Taken by surprise and overwhelmed by sheer numbers, the Peacekeepers were initially overcome by the crowds. The Communication Center, the granary, and the power station were all secured. As the Peacekeepers fell, weapons were appropriated for the rebels. There was hope that this had not been an act of madness, that in some way, if they could get the word out to other districts, an actual overthrow of the government in the Capitol might be possible.
But then the ax fell. Peacekeepers began to arrive by the thousands. Hovercraft bombed the rebel strongholds into ashes. In the utter chaos that followed, it was all people could do to make it back to their homes alive. It took less than forty-eight hours to subdue the city. Then, for a week, there was a lockdown. No food, no coal, everyone forbidden to leave their homes. The only time the television showed anything but static was when the suspected instigators were hanged in the square.
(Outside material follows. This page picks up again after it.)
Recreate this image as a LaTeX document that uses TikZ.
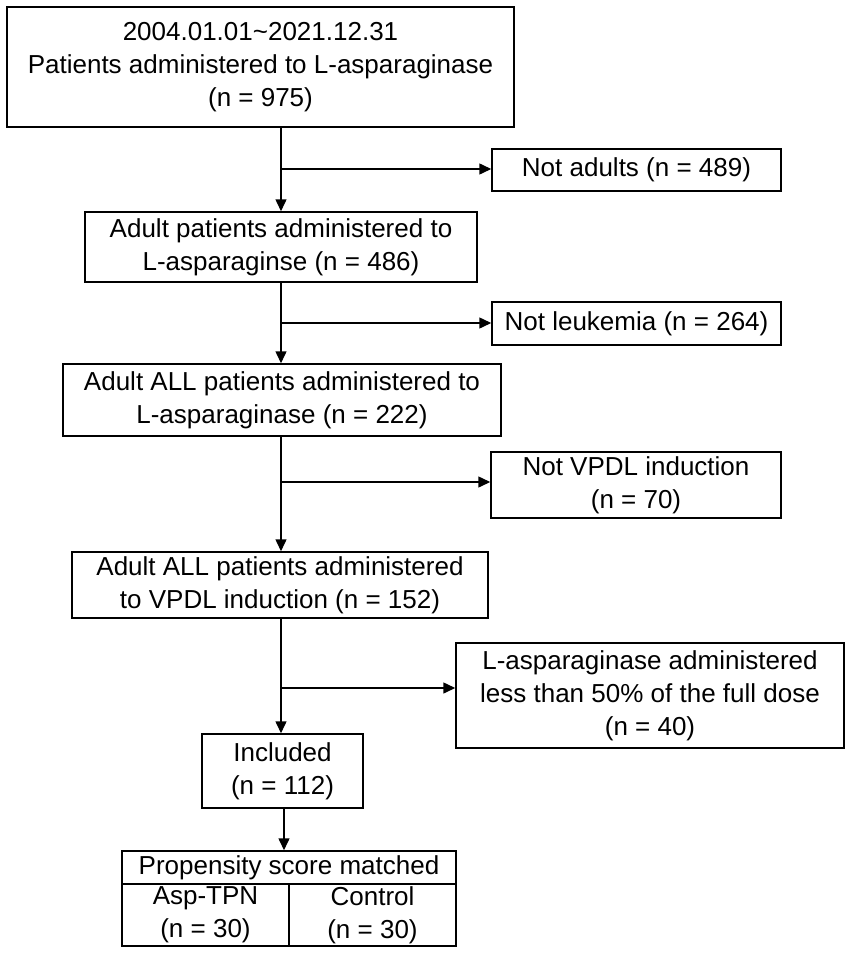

Then one night, as the whole district was on the brink of starvation, came the order to return to business as usual.
That meant school for Twill and Bonnie. A street made impassable by the bombs caused them to be late for their factory shift, so they were still a hundred yards away when it exploded, killing everyone inside - including Twill's husband and Bonnie's entire family.
"Someone must have told the Capitol that the idea for the uprising had started there," Twill tells me faintly.
The two fled back to Twill's, where the Peacekeeper suits were still waiting. They scraped together what provisions they could, stealing freely from neighbors they now knew to be dead, and made it to the railroad station. In a warehouse near the tracks, they changed into the Peacekeeper outfits and, disguised, were able to make it onto a boxcar full of fabric on a train headed to District 6. They fled the train at a fuel stop along the way and traveled on foot. Concealed by woods, but using the tracks for guidance, they made it to the outskirts of District 12 two days ago, where they were forced to stop when Bonnie twisted her ankle.
"I understand why you're running, but what do you expect to find in District Thirteen?" I ask.
Bonnie and Twill exchange a nervous glance. "We're not sure exactly," Twill says.
"It's nothing but rubble," I say. "We've all seen the footage."
"That's just it. They've been using the same footage for as long as anyone in District Eight can remember," says Twill.
"Really?" I try to think back, to call up the images of 13 I've seen on television.
"You know how they always show the Justice Building?" Twill continues. I nod. I've seen it a thousand times. "If you look very carefully, you'll see it. Up in the far right-hand corner."